== DATA SHOWN ==
========

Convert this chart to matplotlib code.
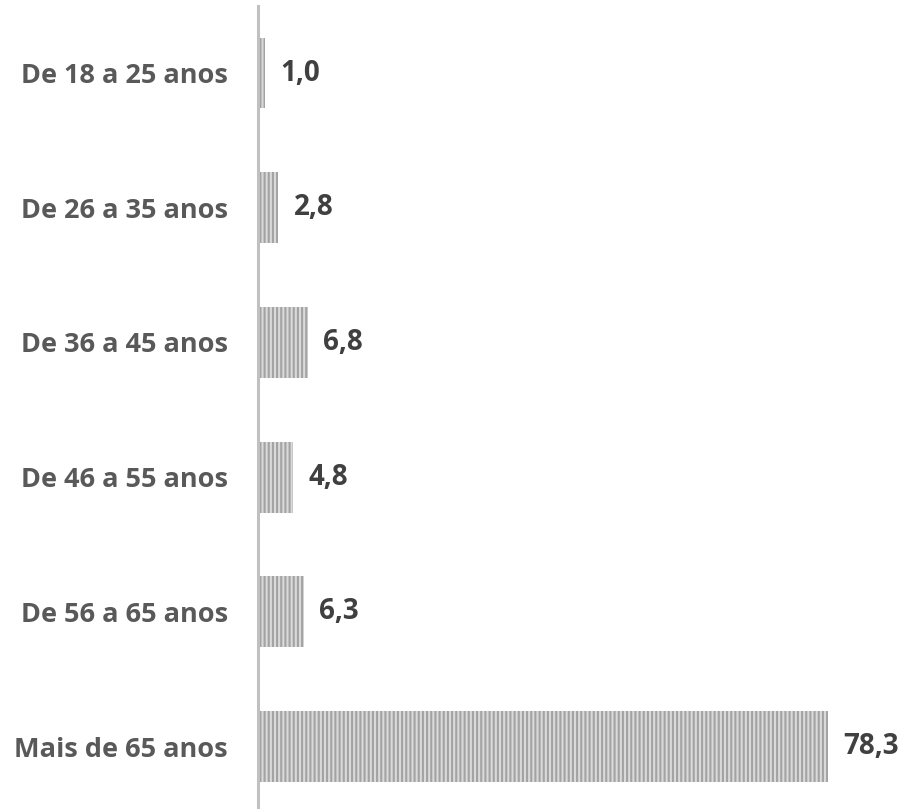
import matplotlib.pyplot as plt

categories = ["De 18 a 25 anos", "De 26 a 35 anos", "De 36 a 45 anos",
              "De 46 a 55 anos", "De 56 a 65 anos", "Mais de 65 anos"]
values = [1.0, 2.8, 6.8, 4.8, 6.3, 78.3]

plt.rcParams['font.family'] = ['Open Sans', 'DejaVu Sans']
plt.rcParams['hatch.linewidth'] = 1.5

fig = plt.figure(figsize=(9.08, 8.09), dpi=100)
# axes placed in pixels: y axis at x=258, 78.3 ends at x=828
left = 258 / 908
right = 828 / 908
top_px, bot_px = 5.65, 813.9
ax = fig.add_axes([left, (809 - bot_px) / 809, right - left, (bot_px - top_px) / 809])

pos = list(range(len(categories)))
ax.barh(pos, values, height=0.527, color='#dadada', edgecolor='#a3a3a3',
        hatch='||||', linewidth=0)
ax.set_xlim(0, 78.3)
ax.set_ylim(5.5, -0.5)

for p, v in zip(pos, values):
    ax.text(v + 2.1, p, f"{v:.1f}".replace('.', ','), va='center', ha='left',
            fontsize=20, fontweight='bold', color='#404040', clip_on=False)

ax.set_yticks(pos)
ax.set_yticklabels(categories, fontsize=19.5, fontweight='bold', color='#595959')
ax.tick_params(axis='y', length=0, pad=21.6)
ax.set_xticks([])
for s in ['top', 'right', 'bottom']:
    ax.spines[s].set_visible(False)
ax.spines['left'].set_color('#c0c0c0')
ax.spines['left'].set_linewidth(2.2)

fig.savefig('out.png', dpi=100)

========

== WORK TO DO ==
Copy the material above in full and exactly, skipping pictures.

== TASK ANSWER ==
Convert this chart to matplotlib code.
import matplotlib.pyplot as plt

categories = ["De 18 a 25 anos", "De 26 a 35 anos", "De 36 a 45 anos",
              "De 46 a 55 anos", "De 56 a 65 anos", "Mais de 65 anos"]
values = [1.0, 2.8, 6.8, 4.8, 6.3, 78.3]

plt.rcParams['font.family'] = ['Open Sans', 'DejaVu Sans']
plt.rcParams['hatch.linewidth'] = 1.5

fig = plt.figure(figsize=(9.08, 8.09), dpi=100)
# axes placed in pixels: y axis at x=258, 78.3 ends at x=828
left = 258 / 908
right = 828 / 908
top_px, bot_px = 5.65, 813.9
ax = fig.add_axes([left, (809 - bot_px) / 809, right - left, (bot_px - top_px) / 809])

pos = list(range(len(categories)))
ax.barh(pos, values, height=0.527, color='#dadada', edgecolor='#a3a3a3',
        hatch='||||', linewidth=0)
ax.set_xlim(0, 78.3)
ax.set_ylim(5.5, -0.5)

for p, v in zip(pos, values):
    ax.text(v + 2.1, p, f"{v:.1f}".replace('.', ','), va='center', ha='left',
            fontsize=20, fontweight='bold', color='#404040', clip_on=False)

ax.set_yticks(pos)
ax.set_yticklabels(categories, fontsize=19.5, fontweight='bold', color='#595959')
ax.tick_params(axis='y', length=0, pad=21.6)
ax.set_xticks([])
for s in ['top', 'right', 'bottom']:
    ax.spines[s].set_visible(False)
ax.spines['left'].set_color('#c0c0c0')
ax.spines['left'].set_linewidth(2.2)

fig.savefig('out.png', dpi=100)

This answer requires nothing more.